## Begin Data segment

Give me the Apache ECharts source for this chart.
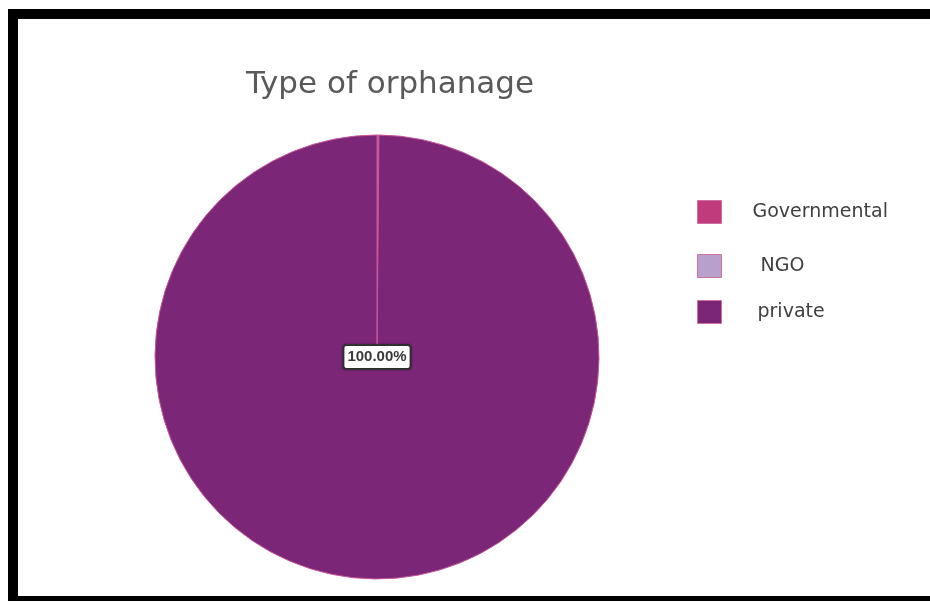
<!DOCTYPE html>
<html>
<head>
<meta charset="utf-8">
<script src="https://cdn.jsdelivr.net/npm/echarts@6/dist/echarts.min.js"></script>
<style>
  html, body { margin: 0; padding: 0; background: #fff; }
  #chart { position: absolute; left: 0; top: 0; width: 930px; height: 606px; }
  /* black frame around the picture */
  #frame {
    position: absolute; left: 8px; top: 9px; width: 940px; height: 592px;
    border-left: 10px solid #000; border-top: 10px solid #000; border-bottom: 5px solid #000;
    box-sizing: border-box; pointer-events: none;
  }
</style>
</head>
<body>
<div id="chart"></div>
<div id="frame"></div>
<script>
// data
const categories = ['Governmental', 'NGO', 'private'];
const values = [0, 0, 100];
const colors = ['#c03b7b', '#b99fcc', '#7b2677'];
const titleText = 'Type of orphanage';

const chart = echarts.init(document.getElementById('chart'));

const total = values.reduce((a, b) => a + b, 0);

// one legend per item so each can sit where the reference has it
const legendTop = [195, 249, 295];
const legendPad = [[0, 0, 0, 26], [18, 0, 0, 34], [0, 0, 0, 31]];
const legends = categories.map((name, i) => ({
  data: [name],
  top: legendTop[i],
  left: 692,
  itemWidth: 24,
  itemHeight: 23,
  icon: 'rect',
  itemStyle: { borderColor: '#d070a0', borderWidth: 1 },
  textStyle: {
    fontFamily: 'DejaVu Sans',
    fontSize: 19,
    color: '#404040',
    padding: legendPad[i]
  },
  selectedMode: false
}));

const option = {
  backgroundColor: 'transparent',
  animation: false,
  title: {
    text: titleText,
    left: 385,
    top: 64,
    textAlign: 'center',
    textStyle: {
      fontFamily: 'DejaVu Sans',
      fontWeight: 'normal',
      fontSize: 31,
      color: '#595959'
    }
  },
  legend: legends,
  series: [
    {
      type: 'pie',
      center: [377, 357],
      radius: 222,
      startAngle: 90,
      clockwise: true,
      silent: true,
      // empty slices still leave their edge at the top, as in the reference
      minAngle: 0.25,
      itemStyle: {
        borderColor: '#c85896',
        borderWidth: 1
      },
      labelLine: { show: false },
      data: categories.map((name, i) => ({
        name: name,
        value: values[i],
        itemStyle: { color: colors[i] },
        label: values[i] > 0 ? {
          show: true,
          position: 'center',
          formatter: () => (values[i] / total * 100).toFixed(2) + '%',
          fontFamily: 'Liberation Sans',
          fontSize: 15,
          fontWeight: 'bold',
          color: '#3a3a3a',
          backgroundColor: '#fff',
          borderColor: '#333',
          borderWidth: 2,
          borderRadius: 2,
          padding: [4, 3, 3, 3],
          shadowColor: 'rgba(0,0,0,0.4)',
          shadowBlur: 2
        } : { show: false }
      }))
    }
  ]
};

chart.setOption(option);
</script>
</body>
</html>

## End Data segment

Set exercise →
Retype each line of the listing above word for word. Exclude the pictures.

Output of the exercise →
Give me the Apache ECharts source for this chart.
<!DOCTYPE html>
<html>
<head>
<meta charset="utf-8">
<script src="https://cdn.jsdelivr.net/npm/echarts@6/dist/echarts.min.js"></script>
<style>
  html, body { margin: 0; padding: 0; background: #fff; }
  #chart { position: absolute; left: 0; top: 0; width: 930px; height: 606px; }
  /* black frame around the picture */
  #frame {
    position: absolute; left: 8px; top: 9px; width: 940px; height: 592px;
    border-left: 10px solid #000; border-top: 10px solid #000; border-bottom: 5px solid #000;
    box-sizing: border-box; pointer-events: none;
  }
</style>
</head>
<body>
<div id="chart"></div>
<div id="frame"></div>
<script>
// data
const categories = ['Governmental', 'NGO', 'private'];
const values = [0, 0, 100];
const colors = ['#c03b7b', '#b99fcc', '#7b2677'];
const titleText = 'Type of orphanage';

const chart = echarts.init(document.getElementById('chart'));

const total = values.reduce((a, b) => a + b, 0);

// one legend per item so each can sit where the reference has it
const legendTop = [195, 249, 295];
const legendPad = [[0, 0, 0, 26], [18, 0, 0, 34], [0, 0, 0, 31]];
const legends = categories.map((name, i) => ({
  data: [name],
  top: legendTop[i],
  left: 692,
  itemWidth: 24,
  itemHeight: 23,
  icon: 'rect',
  itemStyle: { borderColor: '#d070a0', borderWidth: 1 },
  textStyle: {
    fontFamily: 'DejaVu Sans',
    fontSize: 19,
    color: '#404040',
    padding: legendPad[i]
  },
  selectedMode: false
}));

const option = {
  backgroundColor: 'transparent',
  animation: false,
  title: {
    text: titleText,
    left: 385,
    top: 64,
    textAlign: 'center',
    textStyle: {
      fontFamily: 'DejaVu Sans',
      fontWeight: 'normal',
      fontSize: 31,
      color: '#595959'
    }
  },
  legend: legends,
  series: [
    {
      type: 'pie',
      center: [377, 357],
      radius: 222,
      startAngle: 90,
      clockwise: true,
      silent: true,
      // empty slices still leave their edge at the top, as in the reference
      minAngle: 0.25,
      itemStyle: {
        borderColor: '#c85896',
        borderWidth: 1
      },
      labelLine: { show: false },
      data: categories.map((name, i) => ({
        name: name,
        value: values[i],
        itemStyle: { color: colors[i] },
        label: values[i] > 0 ? {
          show: true,
          position: 'center',
          formatter: () => (values[i] / total * 100).toFixed(2) + '%',
          fontFamily: 'Liberation Sans',
          fontSize: 15,
          fontWeight: 'bold',
          color: '#3a3a3a',
          backgroundColor: '#fff',
          borderColor: '#333',
          borderWidth: 2,
          borderRadius: 2,
          padding: [4, 3, 3, 3],
          shadowColor: 'rgba(0,0,0,0.4)',
          shadowBlur: 2
        } : { show: false }
      }))
    }
  ]
};

chart.setOption(option);
</script>
</body>
</html>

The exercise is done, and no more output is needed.